[start Records for this task]

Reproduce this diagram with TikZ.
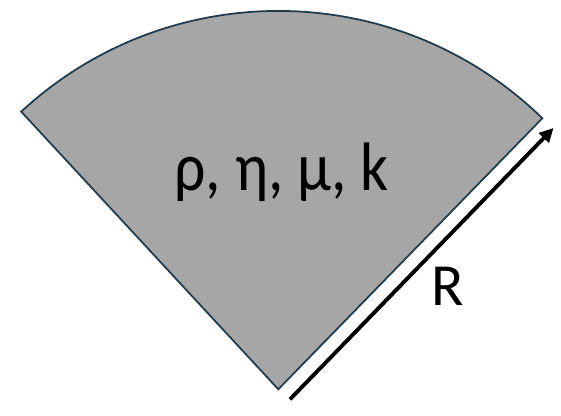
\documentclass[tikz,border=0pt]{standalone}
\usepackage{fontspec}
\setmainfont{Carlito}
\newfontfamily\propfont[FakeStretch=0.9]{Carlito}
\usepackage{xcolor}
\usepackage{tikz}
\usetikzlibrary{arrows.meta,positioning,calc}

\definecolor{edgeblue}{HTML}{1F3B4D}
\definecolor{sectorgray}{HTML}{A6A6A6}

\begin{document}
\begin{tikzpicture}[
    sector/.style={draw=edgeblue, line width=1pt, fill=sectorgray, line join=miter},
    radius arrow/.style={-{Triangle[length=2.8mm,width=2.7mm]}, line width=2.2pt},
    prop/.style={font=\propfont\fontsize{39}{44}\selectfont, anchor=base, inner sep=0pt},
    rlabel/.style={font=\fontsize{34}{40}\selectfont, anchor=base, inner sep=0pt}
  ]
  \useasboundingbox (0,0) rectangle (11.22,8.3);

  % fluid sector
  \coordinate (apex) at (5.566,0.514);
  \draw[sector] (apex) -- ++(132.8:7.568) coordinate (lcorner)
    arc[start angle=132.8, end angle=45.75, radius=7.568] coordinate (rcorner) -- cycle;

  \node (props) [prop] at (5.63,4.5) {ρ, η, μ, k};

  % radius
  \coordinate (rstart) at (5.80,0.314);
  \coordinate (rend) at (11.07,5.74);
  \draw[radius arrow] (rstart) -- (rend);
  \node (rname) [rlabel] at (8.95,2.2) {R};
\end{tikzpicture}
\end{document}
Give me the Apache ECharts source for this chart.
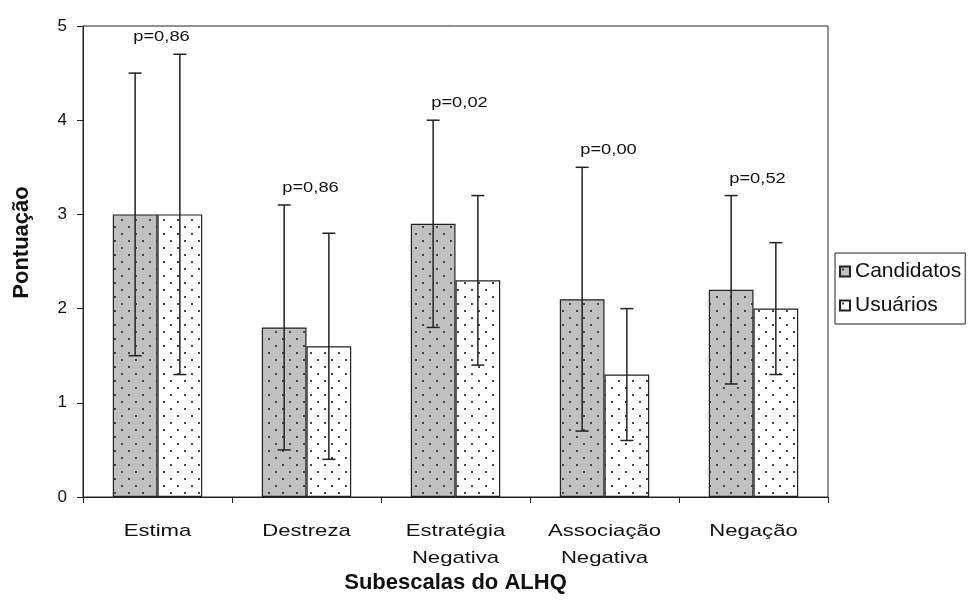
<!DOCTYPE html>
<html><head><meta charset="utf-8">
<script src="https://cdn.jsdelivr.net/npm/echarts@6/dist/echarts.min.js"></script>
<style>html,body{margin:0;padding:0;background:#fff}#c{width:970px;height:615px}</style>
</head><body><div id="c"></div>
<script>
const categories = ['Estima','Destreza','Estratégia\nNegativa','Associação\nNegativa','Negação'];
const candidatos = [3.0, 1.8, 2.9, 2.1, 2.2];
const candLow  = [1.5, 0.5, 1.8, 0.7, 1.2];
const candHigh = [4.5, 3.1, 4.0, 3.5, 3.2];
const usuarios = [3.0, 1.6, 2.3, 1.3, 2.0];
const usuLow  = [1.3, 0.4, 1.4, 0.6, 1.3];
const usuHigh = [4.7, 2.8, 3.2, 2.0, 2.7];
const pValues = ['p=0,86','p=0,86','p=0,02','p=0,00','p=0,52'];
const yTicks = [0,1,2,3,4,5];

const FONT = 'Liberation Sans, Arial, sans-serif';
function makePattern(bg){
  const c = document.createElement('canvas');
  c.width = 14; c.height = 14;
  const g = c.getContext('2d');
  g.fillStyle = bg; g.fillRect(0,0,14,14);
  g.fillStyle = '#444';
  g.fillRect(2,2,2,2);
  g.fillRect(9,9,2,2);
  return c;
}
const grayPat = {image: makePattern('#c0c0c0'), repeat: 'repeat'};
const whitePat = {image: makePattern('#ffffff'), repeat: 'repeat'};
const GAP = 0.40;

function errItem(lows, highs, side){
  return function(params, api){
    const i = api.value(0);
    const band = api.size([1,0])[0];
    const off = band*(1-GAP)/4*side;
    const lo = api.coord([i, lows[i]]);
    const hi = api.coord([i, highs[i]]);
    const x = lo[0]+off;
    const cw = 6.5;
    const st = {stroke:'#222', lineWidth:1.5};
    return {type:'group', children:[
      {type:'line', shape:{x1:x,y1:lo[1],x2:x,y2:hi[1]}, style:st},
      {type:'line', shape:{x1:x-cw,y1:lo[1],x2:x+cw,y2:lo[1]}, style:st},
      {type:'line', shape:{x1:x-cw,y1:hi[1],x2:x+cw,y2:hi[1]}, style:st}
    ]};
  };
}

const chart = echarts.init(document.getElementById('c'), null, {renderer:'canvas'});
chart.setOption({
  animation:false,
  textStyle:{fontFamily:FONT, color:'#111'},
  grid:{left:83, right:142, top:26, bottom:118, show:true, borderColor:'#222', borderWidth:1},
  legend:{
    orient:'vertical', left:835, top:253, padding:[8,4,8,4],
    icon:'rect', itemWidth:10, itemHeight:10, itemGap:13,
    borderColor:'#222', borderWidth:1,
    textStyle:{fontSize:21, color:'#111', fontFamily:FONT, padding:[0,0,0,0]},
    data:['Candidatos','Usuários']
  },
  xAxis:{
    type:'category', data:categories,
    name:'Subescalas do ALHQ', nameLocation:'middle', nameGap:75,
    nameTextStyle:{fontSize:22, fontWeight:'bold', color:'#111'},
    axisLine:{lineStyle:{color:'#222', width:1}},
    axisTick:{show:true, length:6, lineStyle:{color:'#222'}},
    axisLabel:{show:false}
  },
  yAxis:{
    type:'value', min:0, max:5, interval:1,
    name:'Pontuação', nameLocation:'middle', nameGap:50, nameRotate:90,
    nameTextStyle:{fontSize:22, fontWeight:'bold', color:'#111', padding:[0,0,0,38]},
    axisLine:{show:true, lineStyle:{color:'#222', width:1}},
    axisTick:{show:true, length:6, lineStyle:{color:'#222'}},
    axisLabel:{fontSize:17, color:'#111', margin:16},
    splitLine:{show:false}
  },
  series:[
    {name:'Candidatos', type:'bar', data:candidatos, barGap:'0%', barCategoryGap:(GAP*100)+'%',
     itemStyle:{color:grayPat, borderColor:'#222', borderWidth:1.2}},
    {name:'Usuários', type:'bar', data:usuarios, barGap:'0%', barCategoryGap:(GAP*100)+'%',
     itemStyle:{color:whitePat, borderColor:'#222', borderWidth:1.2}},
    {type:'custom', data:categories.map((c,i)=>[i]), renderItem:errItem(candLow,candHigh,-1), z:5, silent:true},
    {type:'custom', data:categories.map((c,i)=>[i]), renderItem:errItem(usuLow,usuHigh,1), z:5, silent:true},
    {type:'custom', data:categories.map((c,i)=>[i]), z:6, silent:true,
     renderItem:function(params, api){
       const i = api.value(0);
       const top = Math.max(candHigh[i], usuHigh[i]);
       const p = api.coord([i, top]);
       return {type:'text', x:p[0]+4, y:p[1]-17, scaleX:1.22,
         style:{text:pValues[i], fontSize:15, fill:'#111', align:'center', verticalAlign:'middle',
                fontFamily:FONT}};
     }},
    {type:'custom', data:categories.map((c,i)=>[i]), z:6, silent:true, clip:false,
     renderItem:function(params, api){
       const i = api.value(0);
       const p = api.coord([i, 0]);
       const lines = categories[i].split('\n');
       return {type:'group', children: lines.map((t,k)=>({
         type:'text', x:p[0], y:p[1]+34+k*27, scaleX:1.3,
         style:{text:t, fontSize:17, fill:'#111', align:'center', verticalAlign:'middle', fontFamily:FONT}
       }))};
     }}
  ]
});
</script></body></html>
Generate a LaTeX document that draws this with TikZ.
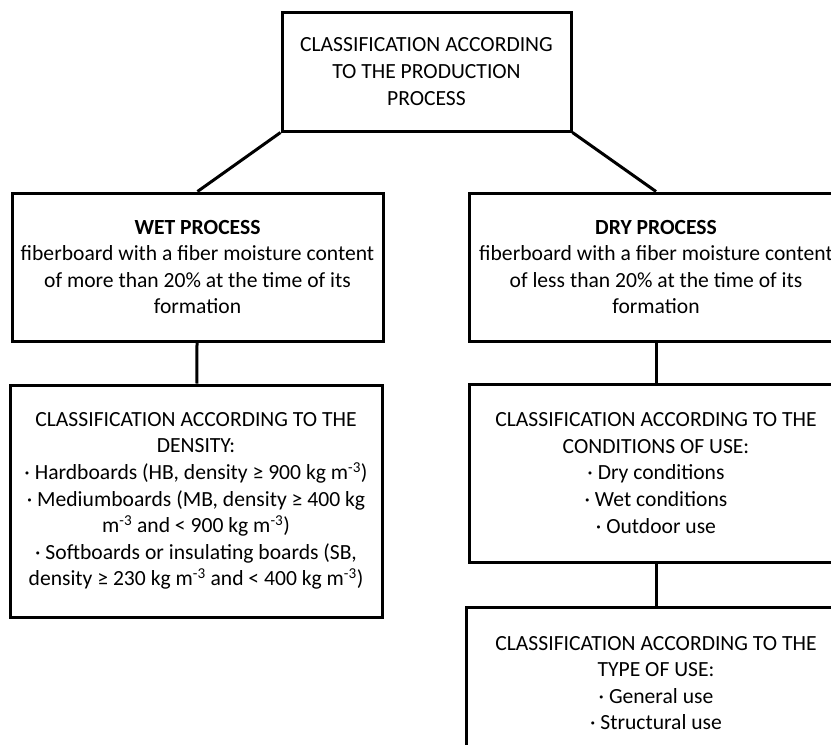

[end Records for this task]

■ **What is required**
Both the line containing "Give me the" and the line containing "const yTicks = [0,1,2,3,4,5];" belong in the copy, along with every line between them. Reproduce that stretch exactly, without the pictures.

■ **The solution**
Give me the Apache ECharts source for this chart.
<!DOCTYPE html>
<html><head><meta charset="utf-8">
<script src="https://cdn.jsdelivr.net/npm/echarts@6/dist/echarts.min.js"></script>
<style>html,body{margin:0;padding:0;background:#fff}#c{width:970px;height:615px}</style>
</head><body><div id="c"></div>
<script>
const categories = ['Estima','Destreza','Estratégia\nNegativa','Associação\nNegativa','Negação'];
const candidatos = [3.0, 1.8, 2.9, 2.1, 2.2];
const candLow  = [1.5, 0.5, 1.8, 0.7, 1.2];
const candHigh = [4.5, 3.1, 4.0, 3.5, 3.2];
const usuarios = [3.0, 1.6, 2.3, 1.3, 2.0];
const usuLow  = [1.3, 0.4, 1.4, 0.6, 1.3];
const usuHigh = [4.7, 2.8, 3.2, 2.0, 2.7];
const pValues = ['p=0,86','p=0,86','p=0,02','p=0,00','p=0,52'];
const yTicks = [0,1,2,3,4,5];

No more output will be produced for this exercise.